Learning how to cope with drought and raise productive cows is now just a click away, thanks to a kibbutz-based company’s cloud-based software supported by IBM.
Food prices are going up, and experts say they will continue to rise, thanks to changing weather patterns and unprecedented drought in the wrong places (Australia, China and Russia) at the wrong time, just when the burgeoning population of the world is using up stored food at an alarming rate.
Since much of its land mass is desert, Israel is in a unique position to help these countries and others learn to cope with drought – and Israeli company AKOL has developed an exclusive Internet-based system to share that information with those who need it most. Recently, corporate giant IBM signed a development agreement with the company, whose name is an acronym for Agricultural Knowledge On-Line.
“Since its founding in 1978, AKOL has pioneered the integration of IT systems in the agricultural sector and built computer and IT solutions that have won it renown in Israel and around the world,” says company CEO Ron Shani.
“Years before the popularization of the Internet, we had online databases and applications that members of Kibbutz Bror Hayil in southern Israel [which houses and owns AKOL] were able to access in order to improve their productivity. Over the years, we developed applications for many areas of agriculture, including raising poultry, managing vineyards and producing olive oil.”
Today it is a simple matter to put up instructions on a website on how to deal with droughts, or what to feed cows to increase productivity. But each farmer’s situation is different – and what applies in one locale may not apply in another. Far more effective is to provide applications that farmers around the world can use to determine a course of action based on their resources, location and capabilities.
AKOL, says Shani, is building those applications, helping to transmit Israeli knowledge to farmers around the world.
Bringing farm management to the cloud
Using innovative irrigation and water purification technology, Israeli agriculturists have made gardens grow in formerly barren areas. Israeli dairy farmers have achieved the distinction of becoming world leaders in milk production, with each cow yielding on average 12,000 liters of milk a year – compared to an average of 6,000 liters per year in the United States and the United Kingdom, and between 3,000 and 4,000 liters per year in India and China.
AKOL applications advise farmers on when to plant, irrigate, harvest and bring crops to market; how to choose the crops best for their area and the best feed mix to give their cows; how to implement ideal storage and temperature control procedures based on climate; how to track the growth of chickens, livestock and fruit; how to generate reports of milk samples for quality control – in short, everything a modern, professional and industrialized farm needs to thrive, with a level of information and interaction that the average farmer in developing countries could never have even imagined before.
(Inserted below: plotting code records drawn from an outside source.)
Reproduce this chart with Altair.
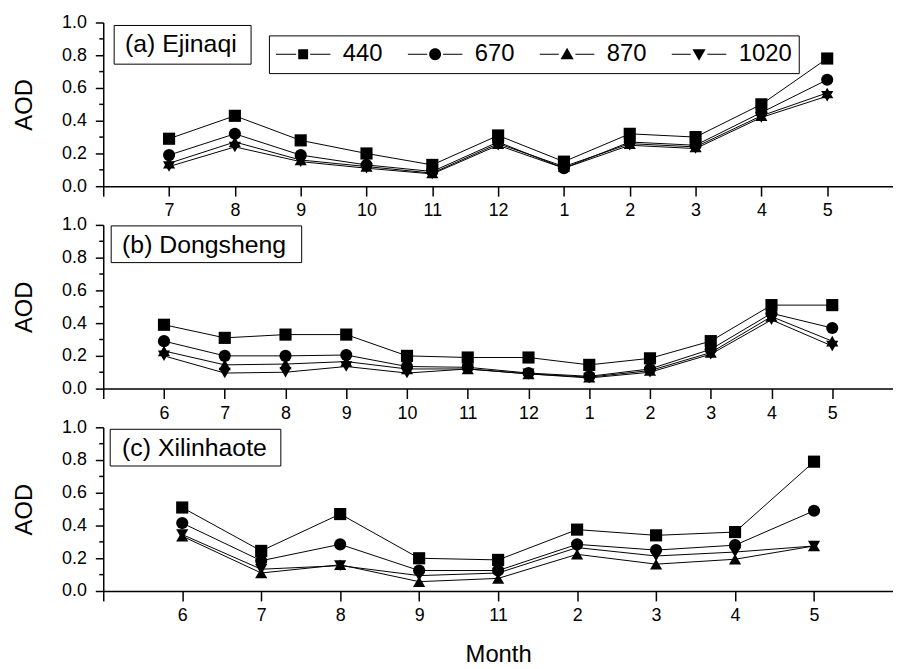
import altair as alt
import pandas as pd

FONT = "Liberation Sans"

wavelengths = ["440", "670", "870", "1020"]

months_a = ["7", "8", "9", "10", "11", "12", "1", "2", "3", "4", "5"]
a_440 = [0.29, 0.43, 0.28, 0.20, 0.13, 0.31, 0.15, 0.32, 0.30, 0.50, 0.78]
a_670 = [0.19, 0.32, 0.19, 0.13, 0.09, 0.27, 0.11, 0.27, 0.25, 0.45, 0.65]
a_870 = [0.14, 0.27, 0.16, 0.12, 0.08, 0.26, 0.12, 0.26, 0.24, 0.43, 0.57]
a_1020 = [0.12, 0.24, 0.15, 0.11, 0.075, 0.25, 0.11, 0.25, 0.23, 0.42, 0.55]

months_b = ["6", "7", "8", "9", "10", "11", "12", "1", "2", "3", "4", "5"]
b_440 = [0.39, 0.31, 0.33, 0.33, 0.20, 0.19, 0.19, 0.145, 0.185, 0.29, 0.51, 0.51]
b_670 = [0.29, 0.20, 0.20, 0.205, 0.135, 0.13, 0.095, 0.075, 0.12, 0.24, 0.46, 0.37]
b_870 = [0.23, 0.145, 0.15, 0.165, 0.12, 0.12, 0.09, 0.07, 0.11, 0.22, 0.44, 0.29]
b_1020 = [0.20, 0.095, 0.10, 0.135, 0.095, 0.12, 0.09, 0.065, 0.10, 0.21, 0.42, 0.26]

months_c = ["6", "7", "8", "9", "11", "2", "3", "4", "5"]
c_440 = [0.51, 0.245, 0.47, 0.20, 0.19, 0.375, 0.34, 0.36, 0.79]
c_670 = [0.415, 0.185, 0.285, 0.125, 0.125, 0.285, 0.25, 0.28, 0.49]
c_870 = [0.335, 0.11, 0.16, 0.057, 0.077, 0.224, 0.164, 0.194, 0.275]
c_1020 = [0.345, 0.133, 0.155, 0.094, 0.11, 0.265, 0.214, 0.238, 0.275]

panel_labels = ["(a) Ejinaqi", "(b) Dongsheng", "(c) Xilinhaote"]
y_major = [0.0, 0.2, 0.4, 0.6, 0.8, 1.0]
y_minor = [0.1, 0.3, 0.5, 0.7, 0.9]

point_shapes = ["square", "circle", "triangle-up", "triangle-down"]


def _legend_path(gap, marker):
    return ("M-4.58,-0.09H-%s V0.09H-4.58Z M%s,-0.09H4.58V0.09H%sZ " % (gap, gap, gap)) + marker


legend_paths = [
    _legend_path(1.17, "M-0.83,-0.83H0.83V0.83H-0.83Z"),
    _legend_path(1.33, "M1,0A1,1,0,1,1,-1,0A1,1,0,1,1,1,0Z"),
    _legend_path(1.4, "M0,-1.1L1.1,0.85L-1.1,0.85Z"),
    _legend_path(1.4, "M0,1.1L1.1,-0.85L-1.1,-0.85Z"),
]

W = 796
H = 165


def panel(months, series, label, box, text_pos, with_legend, x_title):
    n = len(months)
    rows = []
    for wl, vals in zip(wavelengths, series):
        for i, (m, v) in enumerate(zip(months, vals)):
            rows.append({"idx": i + 1, "month": m, "wl": wl, "aod": v})
    df = pd.DataFrame(rows)
    label_expr = "[" + ",".join(["''"] + ["'%s'" % m for m in months]) + "][datum.value]"
    x_axis_kwargs = dict(values=list(range(0, n + 1)), labelExpr=label_expr,
                         tickSize=10, labelPadding=6, grid=False)
    if x_title:
        x_axis_kwargs.update(title=x_title, titlePadding=18, titleFontSize=24)
    else:
        x_axis_kwargs.update(title=None)
    x = alt.X("idx:Q", scale=alt.Scale(domain=[0, n + 1], nice=False, zero=False),
              axis=alt.Axis(**x_axis_kwargs))
    y = alt.Y("aod:Q", scale=alt.Scale(domain=[0, 1], nice=False),
              axis=alt.Axis(values=y_major, format=".1f", title="AOD", titleFontSize=24,
                            tickSize=8, labelPadding=9, titlePadding=25, grid=False))
    base = alt.Chart(df)
    lines = base.mark_line(color="black", strokeWidth=1).encode(x=x, y=y, detail="wl:N")
    pts = base.mark_point(filled=True, color="black", size=150, opacity=1).encode(
        x=x, y=y,
        shape=alt.Shape("wl:N", scale=alt.Scale(domain=wavelengths, range=point_shapes), legend=None),
    )
    minor = alt.Chart(pd.DataFrame({"aod": y_minor})).mark_rule(
        color="black", strokeWidth=1.5).encode(y=y, x=alt.value(-4), x2=alt.value(0))
    lab_df = pd.DataFrame({"label": [label]})
    rect = alt.Chart(lab_df).mark_rect(fill="white", stroke="black", strokeWidth=1).encode(
        x=alt.value(box[0]), x2=alt.value(box[1]), y=alt.value(box[2]), y2=alt.value(box[3]))
    txt = alt.Chart(lab_df).mark_text(align="left", baseline="middle", font=FONT,
                                      fontSize=25, color="black").encode(
        x=alt.value(text_pos[0]), y=alt.value(text_pos[1]), text="label:N")
    layers = [minor, lines, pts, rect, txt]
    if with_legend:
        leg = base.mark_point(filled=True, color="black", size=144, clip=True, opacity=1).encode(
            x=x, y=alt.value(-200),
            shape=alt.Shape("wl:N", scale=alt.Scale(domain=wavelengths, range=legend_paths),
                            legend=alt.Legend(
                                orient="none", legendX=167, legendY=13, direction="horizontal",
                                title=None, strokeColor="black", fillColor="white",
                                padding=7, columnPadding=25, labelOffset=28, symbolOffset=15.5,
                                labelFont=FONT, labelFontSize=24, labelColor="black",
                                symbolSize=144, symbolStrokeWidth=0, cornerRadius=0)),
        )
        layers.append(leg)
    ch = alt.layer(*layers).properties(width=W, height=H)
    if with_legend:
        ch = ch.resolve_scale(shape="independent")
    return ch


pa = panel(months_a, [a_440, a_670, a_870, a_1020], panel_labels[0], (11, 149, 3, 42), (22, 22), True, None)
pb = panel(months_b, [b_440, b_670, b_870, b_1020], panel_labels[1], (8, 200, 1, 38), (19, 20), False, None)
pc = panel(months_c, [c_440, c_670, c_870, c_1020], panel_labels[2], (7, 179, 2, 39), (19, 21), False, "Month")

chart = alt.vconcat(pa, pb, pc, spacing=39, bounds="flush").properties(
    padding={"left": 4, "top": 3, "right": 0, "bottom": 0}
).configure_view(stroke=None).configure_axis(
    labelFont=FONT, titleFont=FONT, labelFontSize=18, titleFontSize=23,
    titleFontWeight="normal", domainColor="black", tickColor="black",
    labelColor="black", titleColor="black", domainWidth=1.5, tickWidth=1.5,
)

chart.save("out.html", embed_options={"renderer": "svg", "actions": False})
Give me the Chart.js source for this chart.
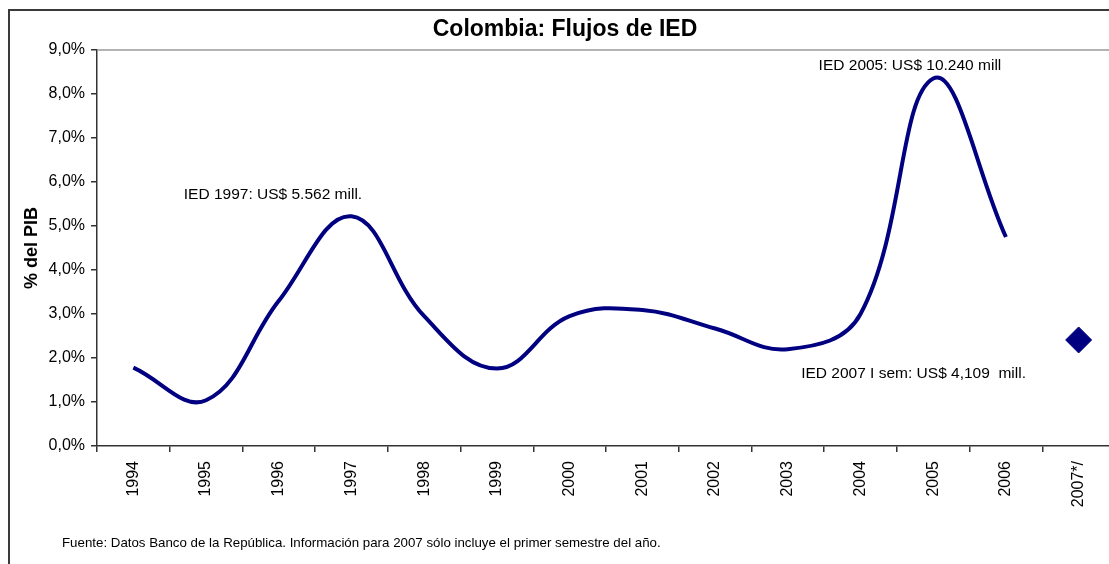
<!DOCTYPE html>
<html lang="es">
<head>
    <meta charset="UTF-8">
    <title>Colombia: Flujos de IED</title>
    <style>
        body { margin: 0; overflow: hidden; background: #fff; width: 1109px; height: 564px; position: relative; }
        #frame { position: absolute; left: 8px; top: 9px; width: 1140px; height: 600px; border: 2px solid #3a3a3a; box-sizing: border-box; }
        #chart { position: absolute; left: 0; top: 0; }
    </style>
</head>
<body>
    <div id="frame"></div>
    <canvas id="chart" width="1130" height="564"></canvas>

<script src="https://cdn.jsdelivr.net/npm/chart.js"></script>
<script>
    // datos
    const years = ['1994', '1995', '1996', '1997', '1998', '1999', '2000', '2001', '2002', '2003', '2004', '2005', '2006', '2007*/'];
    const iedPib = [1.78, 1.04, 3.3, 5.22, 2.95, 1.76, 2.95, 3.09, 2.67, 2.2, 3.0, 8.35, 4.75, null];
    const ied2007 = [null, null, null, null, null, null, null, null, null, null, null, null, null, 2.41];
    const yTicks = [0, 1, 2, 3, 4, 5, 6, 7, 8, 9];

    // notas: posicion en indice de categoria y valor del eje
    const notes = [
        { text: 'IED 1997: US$ 5.562 mill.', idx: 1.92, val: 5.72 },
        { text: 'IED 2005: US$ 10.240 mill', idx: 10.68, val: 8.64 },
        { text: 'IED 2007 I sem: US$ 4,109  mill.', idx: 10.73, val: 1.64 }
    ];

    const font = '"Liberation Sans", Arial, Helvetica, sans-serif';
    const navy = '#000080';

    const extras = {
        id: 'extras',
        afterDraw(chart) {
            const ctx = chart.ctx, a = chart.chartArea;
            const x = chart.scales.x, y = chart.scales.y;
            ctx.save();
            // linea superior gris del area
            ctx.strokeStyle = '#9a9a9a';
            ctx.lineWidth = 1.5;
            ctx.beginPath();
            ctx.moveTo(a.left, a.top);
            ctx.lineTo(chart.width, a.top);
            ctx.stroke();

            ctx.fillStyle = '#000';
            ctx.textAlign = 'center';
            ctx.textBaseline = 'middle';
            ctx.font = 'bold 23px ' + font;
            ctx.fillText('Colombia: Flujos de IED', 565, 30);

            ctx.font = '15.5px ' + font;
            notes.forEach(n => {
                ctx.fillText(n.text, x.getPixelForValue(n.idx), y.getPixelForValue(n.val));
            });

            ctx.textAlign = 'left';
            ctx.font = '13.3px ' + font;
            ctx.fillText('Fuente: Datos Banco de la República. Información para 2007 sólo incluye el primer semestre del año.', 62, 543);

            ctx.translate(32, 248);
            ctx.rotate(-Math.PI / 2);
            ctx.textAlign = 'center';
            ctx.font = 'bold 18px ' + font;
            ctx.fillText('% del PIB', 0, 0);
            ctx.restore();
        }
    };

    new Chart(document.getElementById('chart'), {
        type: 'line',
        data: {
            labels: years,
            datasets: [{
                data: iedPib,
                borderColor: navy,
                borderWidth: 4,
                tension: 0.4,
                pointRadius: 0,
                fill: false
            }, {
                data: ied2007,
                showLine: false,
                pointStyle: 'rectRot',
                pointRadius: 13,
                backgroundColor: navy,
                borderColor: navy,
                borderWidth: 1
            }]
        },
        options: {
            responsive: false,
            animation: false,
            layout: { padding: { left: 0, top: 50, right: 15, bottom: 0 } },
            plugins: { legend: { display: false }, tooltip: { enabled: false }, title: { display: false } },
            scales: {
                x: {
                    offset: true,
                    grid: { offset: true, drawOnChartArea: false, drawTicks: true, tickLength: 6, color: '#333', lineWidth: 1.5 },
                    border: { color: '#333', width: 1.5 },
                    ticks: { color: '#000', font: { family: font, size: 16 }, minRotation: 90, maxRotation: 90, padding: 9, autoSkip: false },
                    afterFit(s) { s.height = 118; }
                },
                y: {
                    min: 0,
                    max: 9,
                    afterBuildTicks(s) { s.ticks = yTicks.map(v => ({ value: v })); },
                    grid: { drawOnChartArea: false, drawTicks: true, tickLength: 6, color: '#333', lineWidth: 1.5 },
                    border: { color: '#333', width: 1.5 },
                    ticks: {
                        color: '#000',
                        font: { family: font, size: 16 },
                        padding: 6,
                        callback: v => v.toFixed(1).replace('.', ',') + '%'
                    },
                    afterFit(s) { s.width = 97; }
                }
            }
        },
        plugins: [extras]
    });
</script>
</body>
</html>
The cloud-based AKOL platform provides farmers anywhere with the ability to obtain tailor-made solutions, arrange group purchases of supplies and communicate with colleagues about a variety of issues.
“If there is an outbreak of bird flu, for example, farmers can let each other know so they can attempt to protect their fowl,” says Shani. “For the first time, low-income farmers have the ability to get top-level information from professional sources and from each other.”
IBM to administer database
In February, IBM signed a cooperation and development with AKOL at the Agro-Mashov industry trade show in Tel Aviv. The agreement will help AKOL expand the scope and range of its offerings, enabling hundreds of thousands of farmers around the world to access applications and information provided by the company.
Under the terms of the agreement, IBM will manage access and technology issues surrounding the database and applications on the cloud, while AKOL will provide the content. This is good news for the kibbutz-based company, whose current workforce of about 15 is likely to grow in the wake of the deal.
“IBM has made it a goal to provide products and services around the world, especially in the developing world,” says Shani. “And what the developing world needs more than anything is the ability to feed itself. We are proud to be part of that effort.”